> Written request:
Take the lines from the beginning of the material through the line containing "const miTicks = [40, 45, 50, 55, 60, 65];" and retype them exactly, leaving the pictures out.
Start of Exercise input
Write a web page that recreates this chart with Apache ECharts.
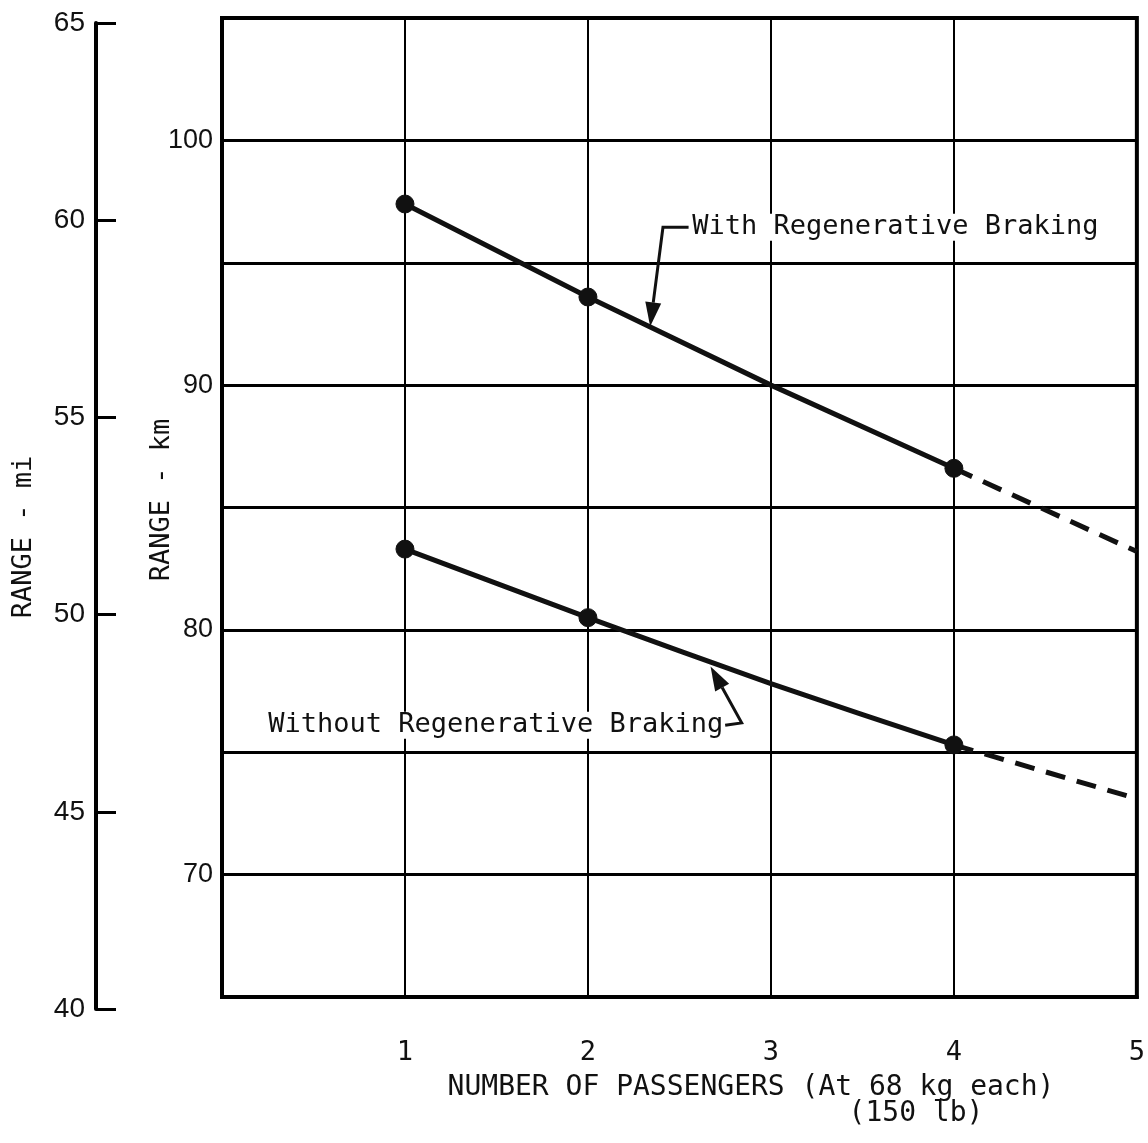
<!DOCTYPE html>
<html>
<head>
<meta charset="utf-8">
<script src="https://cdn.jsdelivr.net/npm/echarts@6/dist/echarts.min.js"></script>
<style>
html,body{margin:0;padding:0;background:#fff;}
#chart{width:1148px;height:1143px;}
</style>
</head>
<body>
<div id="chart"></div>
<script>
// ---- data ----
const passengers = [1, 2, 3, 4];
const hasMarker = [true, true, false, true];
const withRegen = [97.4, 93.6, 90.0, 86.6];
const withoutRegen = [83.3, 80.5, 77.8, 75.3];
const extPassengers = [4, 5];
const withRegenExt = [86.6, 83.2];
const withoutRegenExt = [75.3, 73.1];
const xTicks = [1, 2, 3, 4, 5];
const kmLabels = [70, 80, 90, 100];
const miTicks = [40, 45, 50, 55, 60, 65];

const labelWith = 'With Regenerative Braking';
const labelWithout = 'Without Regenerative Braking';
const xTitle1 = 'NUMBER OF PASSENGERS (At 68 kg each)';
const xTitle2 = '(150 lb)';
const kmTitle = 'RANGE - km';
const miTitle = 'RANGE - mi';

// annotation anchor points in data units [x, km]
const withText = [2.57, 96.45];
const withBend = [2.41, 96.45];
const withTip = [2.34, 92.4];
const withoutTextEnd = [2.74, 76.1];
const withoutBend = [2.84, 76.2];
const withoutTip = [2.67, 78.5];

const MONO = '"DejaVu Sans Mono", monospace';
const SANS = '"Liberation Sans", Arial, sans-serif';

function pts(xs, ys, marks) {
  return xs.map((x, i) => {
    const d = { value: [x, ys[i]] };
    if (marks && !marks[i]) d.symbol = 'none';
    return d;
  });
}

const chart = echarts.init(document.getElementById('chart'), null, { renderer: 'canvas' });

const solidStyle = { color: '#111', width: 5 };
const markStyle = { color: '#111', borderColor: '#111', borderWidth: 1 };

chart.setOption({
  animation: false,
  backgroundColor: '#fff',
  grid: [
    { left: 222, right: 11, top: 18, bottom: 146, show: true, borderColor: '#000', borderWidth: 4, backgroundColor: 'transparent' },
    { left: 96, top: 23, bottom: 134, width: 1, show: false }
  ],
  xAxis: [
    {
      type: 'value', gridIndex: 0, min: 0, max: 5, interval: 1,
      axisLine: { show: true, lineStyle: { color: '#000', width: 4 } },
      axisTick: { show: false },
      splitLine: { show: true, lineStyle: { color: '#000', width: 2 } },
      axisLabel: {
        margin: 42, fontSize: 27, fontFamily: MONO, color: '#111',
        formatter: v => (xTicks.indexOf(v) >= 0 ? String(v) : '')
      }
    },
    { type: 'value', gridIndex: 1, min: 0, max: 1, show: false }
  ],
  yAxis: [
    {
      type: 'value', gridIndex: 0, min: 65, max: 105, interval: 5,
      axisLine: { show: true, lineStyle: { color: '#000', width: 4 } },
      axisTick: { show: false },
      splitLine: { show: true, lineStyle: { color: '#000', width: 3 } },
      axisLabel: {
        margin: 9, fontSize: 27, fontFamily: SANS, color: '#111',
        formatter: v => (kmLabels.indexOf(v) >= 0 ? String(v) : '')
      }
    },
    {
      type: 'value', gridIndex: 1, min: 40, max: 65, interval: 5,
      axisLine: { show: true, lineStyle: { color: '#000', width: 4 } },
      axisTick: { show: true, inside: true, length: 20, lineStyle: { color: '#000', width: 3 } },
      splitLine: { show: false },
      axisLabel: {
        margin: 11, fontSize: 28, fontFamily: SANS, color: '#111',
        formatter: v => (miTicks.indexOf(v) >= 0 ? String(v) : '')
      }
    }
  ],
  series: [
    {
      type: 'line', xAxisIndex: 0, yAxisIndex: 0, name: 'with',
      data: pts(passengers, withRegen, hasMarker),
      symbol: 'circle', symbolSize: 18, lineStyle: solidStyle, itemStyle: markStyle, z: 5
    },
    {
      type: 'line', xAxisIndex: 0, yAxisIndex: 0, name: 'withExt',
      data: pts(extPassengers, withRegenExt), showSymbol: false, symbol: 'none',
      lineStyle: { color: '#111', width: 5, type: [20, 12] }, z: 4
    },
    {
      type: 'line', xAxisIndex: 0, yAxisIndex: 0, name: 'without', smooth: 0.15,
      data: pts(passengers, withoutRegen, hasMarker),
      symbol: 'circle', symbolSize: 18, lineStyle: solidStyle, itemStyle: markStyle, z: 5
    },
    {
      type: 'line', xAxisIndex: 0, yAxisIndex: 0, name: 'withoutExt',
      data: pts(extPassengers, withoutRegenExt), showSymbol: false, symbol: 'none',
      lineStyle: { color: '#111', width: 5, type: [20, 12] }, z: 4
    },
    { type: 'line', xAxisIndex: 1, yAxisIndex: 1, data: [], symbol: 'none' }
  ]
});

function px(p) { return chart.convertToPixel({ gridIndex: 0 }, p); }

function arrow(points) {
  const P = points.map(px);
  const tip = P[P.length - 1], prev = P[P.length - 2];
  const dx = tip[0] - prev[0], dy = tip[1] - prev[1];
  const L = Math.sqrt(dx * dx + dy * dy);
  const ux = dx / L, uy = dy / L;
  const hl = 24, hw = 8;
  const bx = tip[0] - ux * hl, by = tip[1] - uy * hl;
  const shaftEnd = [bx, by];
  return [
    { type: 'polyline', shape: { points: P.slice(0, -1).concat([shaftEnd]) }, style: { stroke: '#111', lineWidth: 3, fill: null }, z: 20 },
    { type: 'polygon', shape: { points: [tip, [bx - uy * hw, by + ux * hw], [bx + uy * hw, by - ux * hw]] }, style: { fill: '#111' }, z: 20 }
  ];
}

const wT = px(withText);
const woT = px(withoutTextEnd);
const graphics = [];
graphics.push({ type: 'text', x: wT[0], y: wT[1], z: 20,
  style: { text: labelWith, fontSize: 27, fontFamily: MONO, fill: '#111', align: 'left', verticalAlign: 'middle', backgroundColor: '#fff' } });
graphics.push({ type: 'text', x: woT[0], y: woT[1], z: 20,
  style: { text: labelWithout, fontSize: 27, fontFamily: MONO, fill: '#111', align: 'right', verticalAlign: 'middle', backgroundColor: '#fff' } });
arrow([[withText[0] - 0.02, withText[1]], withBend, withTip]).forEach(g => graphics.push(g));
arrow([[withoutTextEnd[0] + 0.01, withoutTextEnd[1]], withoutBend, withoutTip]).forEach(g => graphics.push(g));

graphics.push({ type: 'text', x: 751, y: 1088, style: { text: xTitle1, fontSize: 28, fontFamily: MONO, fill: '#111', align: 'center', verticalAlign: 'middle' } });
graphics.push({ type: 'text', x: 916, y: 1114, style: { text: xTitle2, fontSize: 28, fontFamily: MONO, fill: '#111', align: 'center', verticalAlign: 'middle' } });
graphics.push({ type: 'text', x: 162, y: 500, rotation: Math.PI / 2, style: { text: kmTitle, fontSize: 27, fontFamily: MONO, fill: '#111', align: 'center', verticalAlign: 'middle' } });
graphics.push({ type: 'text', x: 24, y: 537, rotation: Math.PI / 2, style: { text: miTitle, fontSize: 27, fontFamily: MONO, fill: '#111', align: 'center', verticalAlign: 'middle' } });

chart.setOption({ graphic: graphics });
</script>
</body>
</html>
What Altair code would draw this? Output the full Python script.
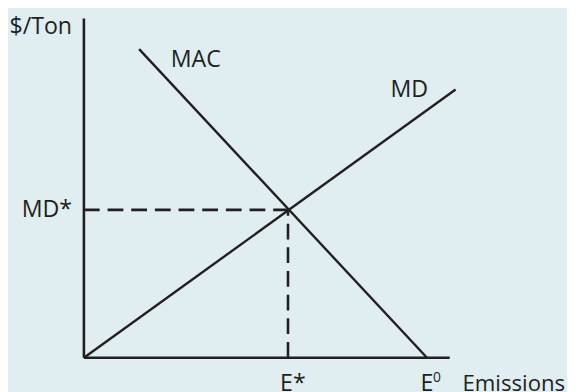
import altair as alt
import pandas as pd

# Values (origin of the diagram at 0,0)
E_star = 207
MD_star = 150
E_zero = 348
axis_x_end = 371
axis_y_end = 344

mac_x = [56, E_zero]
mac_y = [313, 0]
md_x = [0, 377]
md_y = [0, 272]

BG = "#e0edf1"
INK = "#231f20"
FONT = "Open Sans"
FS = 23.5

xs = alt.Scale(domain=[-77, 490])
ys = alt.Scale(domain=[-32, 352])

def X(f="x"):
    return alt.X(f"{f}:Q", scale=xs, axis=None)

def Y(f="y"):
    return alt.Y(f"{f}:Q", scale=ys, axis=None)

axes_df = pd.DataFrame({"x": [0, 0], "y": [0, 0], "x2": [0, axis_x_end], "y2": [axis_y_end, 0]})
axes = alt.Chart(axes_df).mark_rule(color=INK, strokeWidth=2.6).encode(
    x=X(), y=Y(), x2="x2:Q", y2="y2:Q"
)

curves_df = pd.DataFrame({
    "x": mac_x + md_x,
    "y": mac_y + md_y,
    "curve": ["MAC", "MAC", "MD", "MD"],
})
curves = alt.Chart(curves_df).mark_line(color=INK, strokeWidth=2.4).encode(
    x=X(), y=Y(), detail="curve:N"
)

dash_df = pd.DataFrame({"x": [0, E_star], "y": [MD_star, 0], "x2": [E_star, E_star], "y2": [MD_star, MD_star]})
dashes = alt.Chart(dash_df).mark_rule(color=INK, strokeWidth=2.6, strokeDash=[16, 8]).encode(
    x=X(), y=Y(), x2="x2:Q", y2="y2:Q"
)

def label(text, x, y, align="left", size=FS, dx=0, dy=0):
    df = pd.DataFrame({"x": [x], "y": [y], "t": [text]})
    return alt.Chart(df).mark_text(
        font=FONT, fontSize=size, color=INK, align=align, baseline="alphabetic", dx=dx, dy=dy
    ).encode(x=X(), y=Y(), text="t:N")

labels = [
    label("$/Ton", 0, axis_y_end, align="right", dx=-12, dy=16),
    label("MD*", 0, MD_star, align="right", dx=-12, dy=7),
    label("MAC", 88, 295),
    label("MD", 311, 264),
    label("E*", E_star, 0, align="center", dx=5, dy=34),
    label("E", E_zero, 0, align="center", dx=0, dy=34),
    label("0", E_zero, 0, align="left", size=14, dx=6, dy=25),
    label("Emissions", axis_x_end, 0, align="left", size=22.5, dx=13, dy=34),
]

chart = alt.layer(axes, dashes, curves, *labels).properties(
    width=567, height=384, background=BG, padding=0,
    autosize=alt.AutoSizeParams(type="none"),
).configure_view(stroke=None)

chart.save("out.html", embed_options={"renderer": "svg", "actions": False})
End of Exercise input
> Solved exercise:
Write a web page that recreates this chart with Apache ECharts.
<!DOCTYPE html>
<html>
<head>
<meta charset="utf-8">
<script src="https://cdn.jsdelivr.net/npm/echarts@6/dist/echarts.min.js"></script>
<style>
html,body{margin:0;padding:0;background:#fff;}
#chart{width:1148px;height:1143px;}
</style>
</head>
<body>
<div id="chart"></div>
<script>
// ---- data ----
const passengers = [1, 2, 3, 4];
const hasMarker = [true, true, false, true];
const withRegen = [97.4, 93.6, 90.0, 86.6];
const withoutRegen = [83.3, 80.5, 77.8, 75.3];
const extPassengers = [4, 5];
const withRegenExt = [86.6, 83.2];
const withoutRegenExt = [75.3, 73.1];
const xTicks = [1, 2, 3, 4, 5];
const kmLabels = [70, 80, 90, 100];
const miTicks = [40, 45, 50, 55, 60, 65];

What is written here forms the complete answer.